Nice piece in Slate by Jan Swafford on the subject of how impending death affected some of the world's greatest composers and their work. Beethoven [my favorite] for instance:
Read the whole thing here and follow the links to hear some of the greatest music ever written.
In his late works Beethoven pushed every envelope in every direction. As his body failed, his music became more complex and more simple, grander and more intimate, more spiritual and more comic, more exalted and more nutty. Representing the latter quality is his bizarre, notorious Grosse fuge, Great Fugue, the original finale of the Op. 130 String Quartet. Here is music that will be eternally avant-garde and in some dimensions nearly beyond comprehension.
When Op. 130 premiered Beethoven was quite deaf, so he didn't attend the concert and waited at a tavern for a report. When friends arrived and told him that the fugue had not gone over well, he exploded, "Cattle! Asses!" Only in the later 20th century were players and audiences really ready to contend with it. Beethoven's last completed piece, though, was something of an anticlimax. After his anxious publisher persuaded him to spin off the Grosse fuge as a separate piece, Beethoven, in terrible shape and close to entering his deathbed, finished a new finale for the Op. 130 quartet. The replacement finale is a jaunty little piece, more or less the opposite of the manic fugue.

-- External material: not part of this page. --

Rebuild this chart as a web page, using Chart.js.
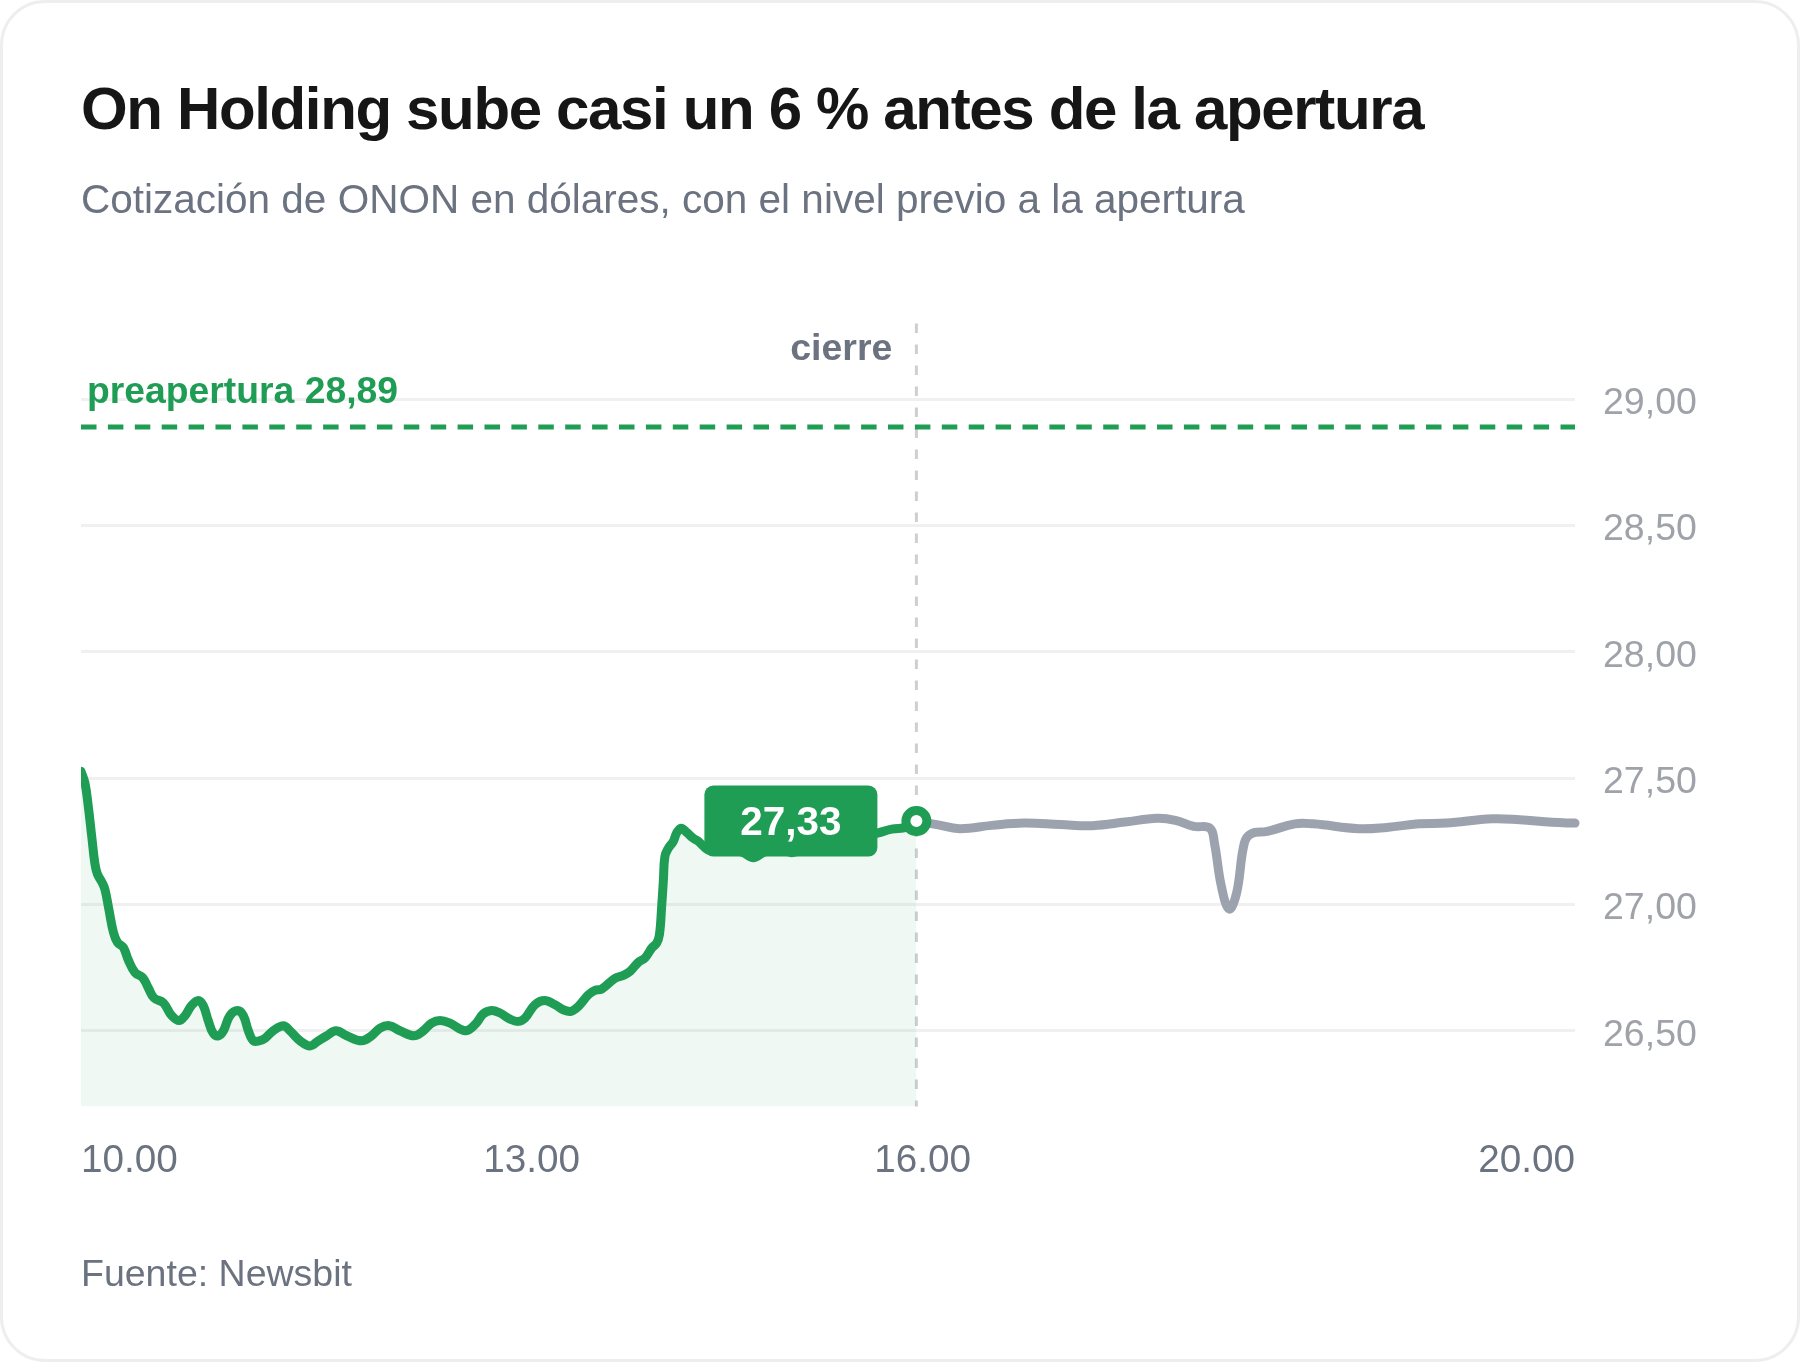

When his time came, after weeks of suffering—probably from advanced cirrhosis of the liver on top of who knows what other miseries— Beethoven went out with a little joke. To friends surrounding his deathbed he quoted in Latin the conclusion of classical Roman theatricals: "Applaud, friends, the comedy is over." Witnesses said that a couple of days later he emerged from a coma during a storm and died after a thunderclap, shaking his fist at the sky.